The bailout plan from the euro-zone summit at the end of 2011 increased the European Financial Stability Fund (EFSF) to over 1 trillion euros ($1.3 trillion) and launched Special Purpose Investment Vehicles (SPVs), which issue bonds that are guaranteed by the EFSF. The funds raised by SPVs are then used to buy bonds in distressed European countries to maintain their prices. European leaders have expressed on several occasions their hope that China would purchase these SPV bonds.
While China has pledged confidence in the euro-zone recovery, it has refrained from making firm commitments to purchasing more euro bonds, and it is not hard to see why. In the last few months, Standard & Poor's and Fitch have downgraded the credit ratings of several euro-zone countries, including France, Italy and Spain. More startling is the inability of euro-zone leaders to unite behind a common approach to tackle the crisis. Japan, one of the largest holders of euro bonds, which bought more than 20 percent of bonds sold by the euro zone in January last year, purchased another 1.1 billion euros ($1.5 billion) of 10-year EFSF bonds issued in June, and purchased 10 percent of the bonds sold by EFSF at the end of 2011. Japan has promised to buy more bonds only on the condition that the EU takes more concrete measures to address the crisis.
While China appears to be apprehensive of the risky euro bonds, it is stepping up on investments in Europe. According to the Chinese Ministry of Commerce, China's investment in the EU increased by 94.1 percent year on year to $4.28 billion, compared with a growth of 1.8 percent in China's total outbound direct investment in 2011.
China's state-owned shipping company COSCO now holds a 35-year lease for the Port of Piraeus, the largest port in Greece. A China Investment Corp. subsidiary acquired 8.7 percent of UK company Thames Water, and Chinese company Sany Group announced that it will buy 90 percent of Putzmeister, Germany's largest concrete pump manufacturer. These are among the latest high-profile investment deals by Chinese firms that have received much media attention.
Despite Premier Wen Jiabao's assurance that China does not intend to "buy out Europe" and the fact that China has yet to link the purchase of euro bonds to outstanding issues like market economy status and the arms embargo, there continues to be speculation by many analysts that China is likely to do so. There remain reservations on Chinese investment in a debt-ridden Europe.

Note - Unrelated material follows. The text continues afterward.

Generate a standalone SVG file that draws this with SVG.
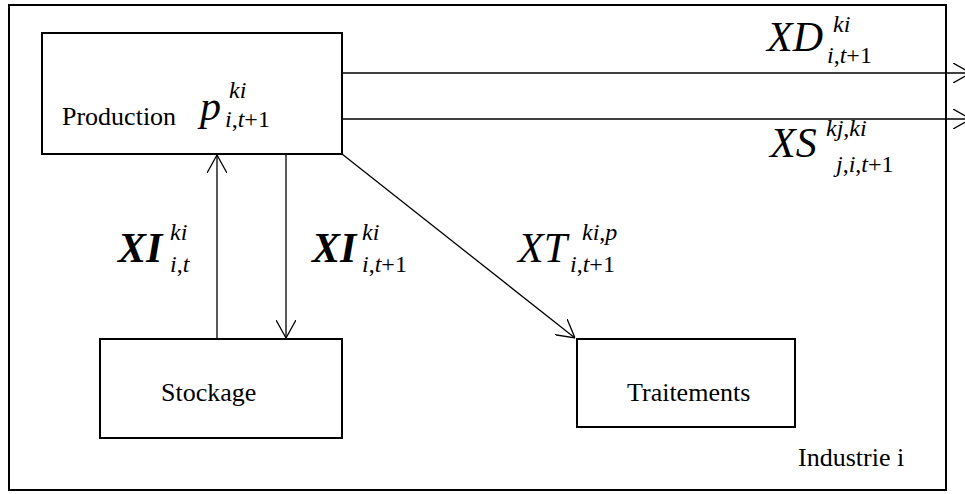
<svg xmlns="http://www.w3.org/2000/svg" width="965" height="494" viewBox="0 0 965 494">
<style>
.box{fill:#fff;stroke:#000;stroke-width:2}
.con{fill:none;stroke:#000;stroke-width:1.3}
.lbl{font-family:"Liberation Serif","Times New Roman",serif;font-size:26px;fill:#000}
.m{font-family:"Liberation Serif","Times New Roman",serif;font-style:italic;font-size:42px;fill:#000}
.mb{font-family:"Liberation Serif","Times New Roman",serif;font-style:italic;font-weight:bold;font-size:42px;fill:#000}
.s{font-family:"Liberation Serif","Times New Roman",serif;font-style:italic;font-size:24px;fill:#000}
.u{font-style:normal}
</style>
<defs>
<marker id="arr" viewBox="0 0 18 20" refX="18" refY="10" markerWidth="18" markerHeight="20" markerUnits="userSpaceOnUse" orient="auto">
<path d="M0,0 L18,10 L0,20" fill="none" stroke="#000" stroke-width="1.3"/>
</marker>
</defs>
<rect x="0" y="0" width="965" height="494" fill="#fff"/>
<g id="industrie">
<rect x="9" y="5" width="937" height="485" class="box"/>
<text x="798" y="466" class="lbl">Industrie i</text>
</g>
<g id="production">
<rect x="42" y="33" width="300" height="121" class="box"/>
<text x="62" y="125" class="lbl">Production</text>
<text x="200" y="120" class="m">p</text>
<text x="229" y="98" class="s">ki</text>
<text x="225" y="127" class="s">i<tspan class="u">,</tspan>t<tspan class="u">+1</tspan></text>
</g>
<g id="stockage">
<rect x="100" y="339" width="242" height="99" class="box"/>
<text x="161" y="401" class="lbl">Stockage</text>
</g>
<g id="traitements">
<rect x="577" y="339" width="218" height="88" class="box"/>
<text x="627" y="401" class="lbl">Traitements</text>
</g>
<g id="connectors">
<line x1="342" y1="73" x2="971" y2="73" class="con" marker-end="url(#arr)"/>
<line x1="342" y1="119" x2="971" y2="119" class="con" marker-end="url(#arr)"/>
<line x1="217" y1="339" x2="217" y2="155" class="con" marker-end="url(#arr)"/>
<line x1="286" y1="154" x2="286" y2="338" class="con" marker-end="url(#arr)"/>
<line x1="342" y1="154" x2="575" y2="338" class="con" marker-end="url(#arr)"/>
</g>
<g id="labels">
<text x="767" y="51" class="m">XD</text>
<text x="833" y="32" class="s">ki</text>
<text x="827" y="63" class="s">i<tspan class="u">,</tspan>t<tspan class="u">+1</tspan></text>
<text x="770" y="157" class="m">XS</text>
<text x="826" y="136" class="s">kj<tspan class="u">,</tspan>ki</text>
<text x="836" y="172" class="s">j<tspan class="u">,</tspan>i<tspan class="u">,</tspan>t<tspan class="u">+1</tspan></text>
<text x="118" y="262" class="mb">XI</text>
<text x="170" y="240" class="s">ki</text>
<text x="170" y="272" class="s">i<tspan class="u">,</tspan>t</text>
<text x="312" y="262" class="mb">XI</text>
<text x="362" y="240" class="s">ki</text>
<text x="362" y="272" class="s">i<tspan class="u">,</tspan>t<tspan class="u">+1</tspan></text>
<text x="518" y="262" class="m">XT</text>
<text x="582" y="240" class="s">ki<tspan class="u">,</tspan>p</text>
<text x="570" y="272" class="s">i<tspan class="u">,</tspan>t<tspan class="u">+1</tspan></text>
</g>
</svg>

Two paradigm shifts are necessary in order for China and the EU to work toward a fruitful economic relationship. First, the EU needs to embrace the long-term trend of China's transformation from an investment destination to both a source of investment and an investment destination. Second, the EU needs to overcome the stigma attached to Chinese investment. The laws of economics dictate that investors seek profit and it would be far-fetched to expect Chinese investment, or investment from any country for that matter, to be altruistic. Opportunistic purchase of distressed assets by corporations and funds were also observed in the Asian financial crisis in 1997-98 and the aftermath of the subprime crisis in the United States.